Personal information
- Nationality: Greek
- Born: Valery Leonov 14 February 1966 (age 60) Yessentuki, Russian SFSR, Soviet Union
- Height: 1.66 m (5 ft 5+1⁄2 in)

Sport
- Country: Greece
- Sport: Weightlifting

Medal record
Men's weightlifting
Representing Greece
Olympic Games
| Silver medal – second place | 1996 Atlanta | -64 kg |
World Championships
| Silver medal – second place | 1994 Istanbul | -64 kg |
| Silver medal – second place | 1995 Guangzhou | -64 kg |
| Bronze medal – third place | 1999 Athens | -69 kg |
European Championships
| Gold medal – first place | 1996 Stavanger | -64 kg |
| Silver medal – second place | 1993 Sofia | -64 kg |
| Silver medal – second place | 1994 Sokolov | -64 kg |
| Silver medal – second place | 1995 Warsaw | -64 kg |
| Bronze medal – third place | 1999 A Coruña | -69 kg |
Representing Soviet Union
USSR Weightlifting Championships
| Gold medal – first place | 1986 Moscow | -60 kg |
| Gold medal – first place | 1991 Donetsk | -60 kg |
Summer Spartakiad of the USSR
| Gold medal – first place | 1986 Moscow | -60 kg |
| Gold medal – first place | 1991 Donetsk | -60 kg |

= Valerios Leonidis =

Greek weightlifter (born 1966)

Valerios Leonidis (Βαλέριος Λεωνίδης; born 14 February 1966) is a Greek former Olympic medalist weightlifter and current weightlifting trainer.

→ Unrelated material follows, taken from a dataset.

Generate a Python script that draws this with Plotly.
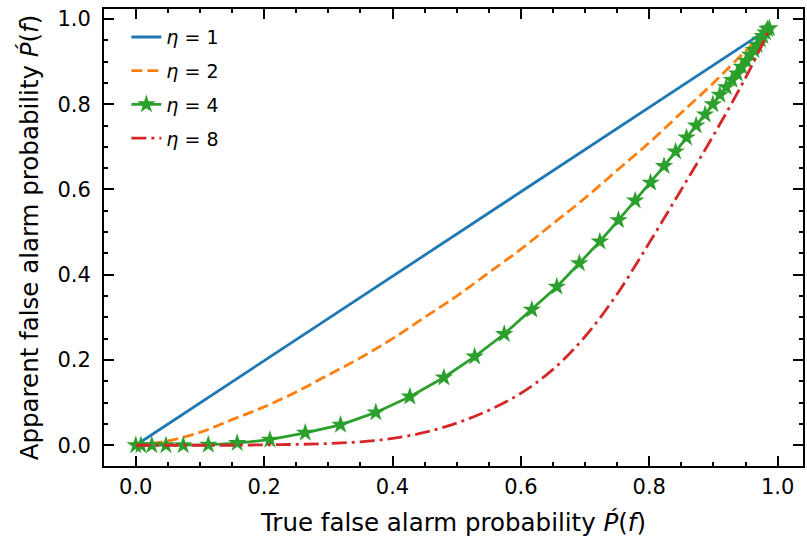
import plotly.graph_objects as go

# ---- data ----
eta_labels = ["<i>η</i> = 1", "<i>η</i> = 2", "<i>η</i> = 4", "<i>η</i> = 8"]

x_eta1 = [0.0, 0.987]
y_eta1 = [0.0, 0.978]

x_eta2 = [0.0, 0.05, 0.1, 0.15, 0.2, 0.25, 0.3, 0.35, 0.4, 0.45, 0.5, 0.55, 0.6,
          0.65, 0.7, 0.75, 0.8, 0.85, 0.9, 0.95, 0.987]
y_eta2 = [0.0, 0.01, 0.03, 0.06, 0.09, 0.125, 0.165, 0.205, 0.25, 0.30, 0.35, 0.405,
          0.46, 0.52, 0.58, 0.645, 0.71, 0.78, 0.85, 0.925, 0.978]

x_eta4 = [0.0, 0.008, 0.025, 0.047, 0.074, 0.113, 0.158, 0.209, 0.264, 0.319, 0.374,
          0.427, 0.480, 0.528, 0.574, 0.617, 0.656, 0.691, 0.723, 0.752, 0.778, 0.802,
          0.823, 0.841, 0.858, 0.873, 0.887, 0.899, 0.910, 0.920, 0.929, 0.937, 0.944,
          0.951, 0.957, 0.963, 0.968, 0.973, 0.977, 0.981, 0.984, 0.987]
y_eta4 = [0.0, 0.0, 0.0, 0.0, 0.0, 0.001, 0.005, 0.013, 0.029, 0.048, 0.077,
          0.114, 0.159, 0.208, 0.261, 0.318, 0.372, 0.427, 0.478, 0.528, 0.574, 0.616,
          0.655, 0.689, 0.722, 0.750, 0.776, 0.800, 0.822, 0.840, 0.857, 0.872, 0.888,
          0.902, 0.916, 0.927, 0.939, 0.951, 0.960, 0.968, 0.976, 0.978]

x_eta8 = [0.0, 0.05, 0.1, 0.15, 0.2, 0.25, 0.3, 0.35, 0.4, 0.45, 0.5, 0.55, 0.6,
          0.65, 0.7, 0.75, 0.8, 0.85, 0.9, 0.95, 0.987]
y_eta8 = [0.0, 0.0, 0.0, 0.0, 0.001, 0.002, 0.004, 0.008, 0.016, 0.03, 0.052, 0.082,
          0.122, 0.178, 0.255, 0.355, 0.475, 0.600, 0.727, 0.862, 0.975]

x_ticks = [0.0, 0.2, 0.4, 0.6, 0.8, 1.0]
y_ticks = [0.0, 0.2, 0.4, 0.6, 0.8, 1.0]

colors = ["#1f77b4", "#ff7f0e", "#2ca02c", "#d62728"]
FONT = "DejaVu Sans"
LW = 2.8

fig = go.Figure()
fig.add_trace(go.Scatter(x=x_eta1, y=y_eta1, mode="lines", name=eta_labels[0],
                         legendgroup="a",
                         line=dict(color=colors[0], width=LW)))
fig.add_trace(go.Scatter(x=x_eta2, y=y_eta2, mode="lines", name=eta_labels[1],
                         legendgroup="b",
                         line=dict(color=colors[1], width=LW, dash="11px,5px",
                                   shape="spline", smoothing=1.0)))
fig.add_trace(go.Scatter(x=x_eta4, y=y_eta4, mode="lines+markers", name=eta_labels[2],
                         legendgroup="c",
                         line=dict(color=colors[2], width=LW),
                         marker=dict(symbol="star", size=14, color=colors[2])))
fig.add_trace(go.Scatter(x=x_eta8, y=y_eta8, mode="lines", name=eta_labels[3],
                         legendgroup="d",
                         line=dict(color=colors[3], width=LW, dash="15px,5px,3px,5px",
                                   shape="spline", smoothing=1.0)))

axis_common = dict(
    showgrid=False, zeroline=False, showline=True, linecolor="black", linewidth=2,
    mirror="ticks", ticks="inside", ticklen=10, tickwidth=2, tickcolor="black",
    tickfont=dict(family=FONT, size=21, color="black"),
    tickformat=".1f",
    minor=dict(ticks="inside", ticklen=4, tickwidth=1.5, tickcolor="black", dtick=0.05),
)

fig.update_xaxes(range=[-0.0495, 1.0395], tickvals=x_ticks, ticklabelstandoff=1,
                 title=dict(text="True false alarm probability <i>Ṕ</i>(<i>f</i>)",
                            font=dict(family=FONT, size=24.5, color="black"), standoff=16),
                 **axis_common)
fig.update_yaxes(range=[-0.0487, 1.0234], tickvals=y_ticks, ticklabelstandoff=7,
                 title=dict(text="Apparent false alarm probability <i>Ṕ</i>(<i>f</i>)",
                            font=dict(family=FONT, size=24.5, color="black"), standoff=12),
                 **axis_common)

fig.update_layout(
    width=807, height=542,
    margin=dict(l=104, r=2, t=9, b=76),
    paper_bgcolor="white", plot_bgcolor="white",
    font=dict(family=FONT, size=20, color="black"),
    legend=dict(x=0.032, y=0.98, xanchor="left", yanchor="top",
                bgcolor="rgba(255,255,255,0)", borderwidth=0, tracegroupgap=6,
                font=dict(family=FONT, size=19, color="black")),
    showlegend=True,
)

fig.write_html("out.html")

He won Olympic silver medal at 1996 Atlanta Olympic games in 64 kg division, as well as two silver and one bronze World Championship medals. He has competed in different weight classes from 60 kg to 69 kg. His rivalry with world-record holder Naim Süleymanoğlu in the men's 64 kg was a very popular part of the 1996 Olympic Games in Atlanta, in which he won the silver medal.

Leonidis was born in Yessentuki, Russia, to a Pontic Greek family. He was a member of the national weightlifting team of the Soviet Union from 1982 to 1990 and he moved to Greece in 1991. He was named the 1994 Greek Male Athlete of the Year.